Source data: NYC Dept of Ed. Click for larger image. Alternate figure including error bars.
Another figure suggesting that DOE percentile rank (based on value-added score) does not correlate with teacher experience. (If it did, you would expect the peak of the distribution to move to the right for more experienced teachers and to the left for less).
If the term NYC Department of Education ever crosses your lips, there is a good chance you’ve heard about the recent hullabaloo over the public release of NYC teacher data reports (Dennis Walcott Op-Ed, NYT, WSJ). Notice I say data here, not rankings, even though that’s the headline most everywhere. Critics are right to caution about taking these rankings too far (or anywhere maybe). I personally feel that the publication of names in the manner that has occurred is unfair. But oh, free data! I was not one of the researchers who got anonymized data ahead of time, so this has been my first glance at this trove.
The question that grabbed me was this: how do the DOE performance metrics vary with teacher experience? In my first pass through the three annual data sets, I noticed that the 2007-2008 set contained more fine-grained experience groups (see chart, the later sets say 1, 2, 3 or more than 3 years), so how about based on 2007-2008 data? The answer turned out quite subtle.
For starters, I decided to look at math results only (personal choice). I removed all teachers for whom years of experience was “unknown” or those listed as “co-teaching.” I also removed any teachers whose total student count was less than 20. The remaining list does contain duplicates of individuals, since a teacher who teaches both 7th and 8th grade, say, appears once for each. But my interest was in averaging the performance numbers by experience groups anyway, so I ignored this duplication issue.
NYC DOE released both actual student gains on proficiency tests (post-score minus pre-score) and something called “value-added score”. Value-added score is important in distinguishing between student groups which were projected to do well and did well and student groups which over- or under-performed expectations. In their own words, “on the 07-08 reports, value-added = actual gain – predicted gain.” A bit more on what predicted gain means below.
Here’s the meat of the matter: you might expect that if you average over hundreds of teachers in any random group, the average gains (z-scores) will wash out to zero. But if teachers get better with experience (a reasonable assumption, no?), then maybe you would see a trend if you grouped teachers by years of experience. It turns out that in terms of actual gains for the year 2007-2008 and for multi-year aggregate data in that report year (blue and green lines), the data do support the idea that teachers get better. Although there is a suggestion that after 10 years, there may be a bit of a slump…
On the other hand, if you take the DOE value-added score (red and purple lines), there is no such indication. (Standard errors on these points are large enough that the data are consistent with a flat trend-line.)

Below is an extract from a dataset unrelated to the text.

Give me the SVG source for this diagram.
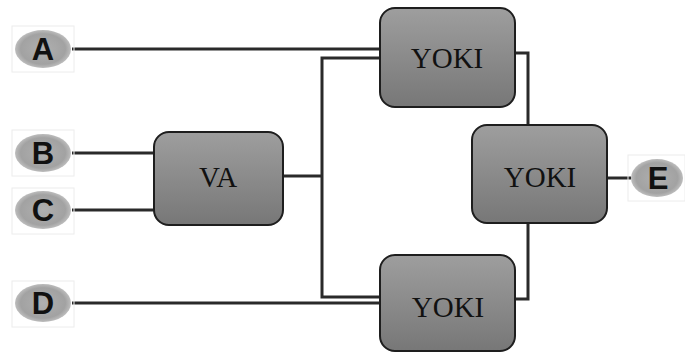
<svg xmlns="http://www.w3.org/2000/svg" width="685" height="353" viewBox="0 0 685 353">
<style>
.box{fill:url(#g);stroke:#1e1e1e;stroke-width:2}
.t{font-family:"Liberation Serif",serif;font-size:29px;fill:#111;text-anchor:middle}
.lbl{font-family:"Liberation Sans",Arial,sans-serif;font-weight:bold;font-size:31px;fill:#111;text-anchor:middle}
.ell{fill:url(#eg)}
.frame{fill:none;stroke:#ececec;stroke-width:1}
.c{fill:none;stroke:#2a2a2a;stroke-width:3}
</style>
<defs>
<linearGradient id="g" x1="0" y1="0" x2="0" y2="1">
<stop offset="0" stop-color="#9e9e9e"/>
<stop offset="1" stop-color="#777"/>
</linearGradient>
<radialGradient id="eg" cx="0.5" cy="0.5" r="0.5">
<stop offset="0" stop-color="#b0b0b0"/>
<stop offset="0.8" stop-color="#a2a2a2"/>
<stop offset="1" stop-color="#bdbdbd"/>
</radialGradient>
</defs>
<rect width="685" height="353" fill="#fff"/>
<g id="connectors">
<path class="c" d="M72 49 H381"/>
<path class="c" d="M72 153 H155"/>
<path class="c" d="M72 210 H155"/>
<path class="c" d="M72 303 H381"/>
<path class="c" d="M282 176 H322"/>
<path class="c" d="M381 58 H322 V297 H381"/>
<path class="c" d="M514 53 H528 V126"/>
<path class="c" d="M514 299 H528 V222"/>
<path class="c" d="M606 178 H631"/>
</g>
<g id="A"><rect class="frame" x="12" y="26" width="62" height="46"/><ellipse class="ell" cx="43" cy="49" rx="28" ry="19"/><text class="lbl" x="43" y="60">A</text></g>
<g id="B"><rect class="frame" x="12" y="130" width="62" height="46"/><ellipse class="ell" cx="43" cy="153" rx="28" ry="19"/><text class="lbl" x="43" y="164">B</text></g>
<g id="C"><rect class="frame" x="12" y="188" width="62" height="46"/><ellipse class="ell" cx="43" cy="210" rx="28" ry="19"/><text class="lbl" x="43" y="221">C</text></g>
<g id="D"><rect class="frame" x="12" y="281" width="62" height="46"/><ellipse class="ell" cx="43" cy="303" rx="28" ry="19"/><text class="lbl" x="43" y="314">D</text></g>
<g id="E"><rect class="frame" x="628" y="155" width="57" height="46"/><ellipse class="ell" cx="657" cy="178" rx="26" ry="19"/><text class="lbl" x="658" y="189">E</text></g>
<g id="VA"><rect class="box" x="154" y="132" width="129" height="93" rx="15"/><text class="t" x="218" y="187">VA</text></g>
<g id="YOKI1"><rect class="box" x="380" y="8" width="135" height="99" rx="15"/><text class="t" x="447" y="68">YOKI</text></g>
<g id="YOKI2"><rect class="box" x="472" y="125" width="135" height="98" rx="15"/><text class="t" x="540" y="187">YOKI</text></g>
<g id="YOKI3"><rect class="box" x="380" y="255" width="135" height="96" rx="15"/><text class="t" x="448" y="317">YOKI</text></g>
</svg>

So what does that mean? How could teacher value-added not improve with teacher experience?
There may be something going on with the DOE’s “predicted gain” estimate*. Their Teacher Data Report FAQ from 2009 does say that teacher experience is factored in when comparing teachers to peer teachers:
The “peer comparison” sections of the report are different from the “citywide comparison” sections […] the predicted gain in all peer comparison calculations takes into account the teacher’s experience overall and in that grade and subject.
I don’t think this is what’s happening here, though, and discussions of value-added elsewhere don’t mention teacher experience as a factor. This being a citywide comparison, more experienced teachers should have higher value-added scores, and the predicted gains should not take teacher experience into consideration (though parents and principals should accept that new teachers are still developing mastery). If the DOE is giving new teachers a boost by lowering their predicted gains, this is not really doing a service to anyone. Adjust for students, yes. Do not adjust expectations for the limited experience of the teacher.
Update: Based on this much more definitive report describing the details of the NYC value-added model, I understand that teacher experience is definitely a variable in the model, though the report does not say how much. This fact might obviate my comments below.
The purpose of using value-added scores as I mentioned is to equal the playing field in comparing teachers with very different student groups. But in averaging hundreds of teachers together by years of experience, the “unequal field” effect should average away. So really the actual gains and the value-added scores could have the same trend with years of experience. But they don’t.
One possibility is that 1st and 2nd year teachers are given harder teaching assignments than their more senior colleagues. There may well be seniority privilege, and that could explain how lower actual gains in this group turn into average value-added scores. But this is not a comforting way out, because then it appears that years of experience really have no effect on teacher “value-added.”
*the astute observer may notice that (as expected) actual gains are the same for 07-08 and multi-year for teachers with 1 year of experience, whereas this is not the case for value-added scores. This is due to the fact that predicted gains factored into the teacher value-added score are based on the multi-year information even though the actual gains are not.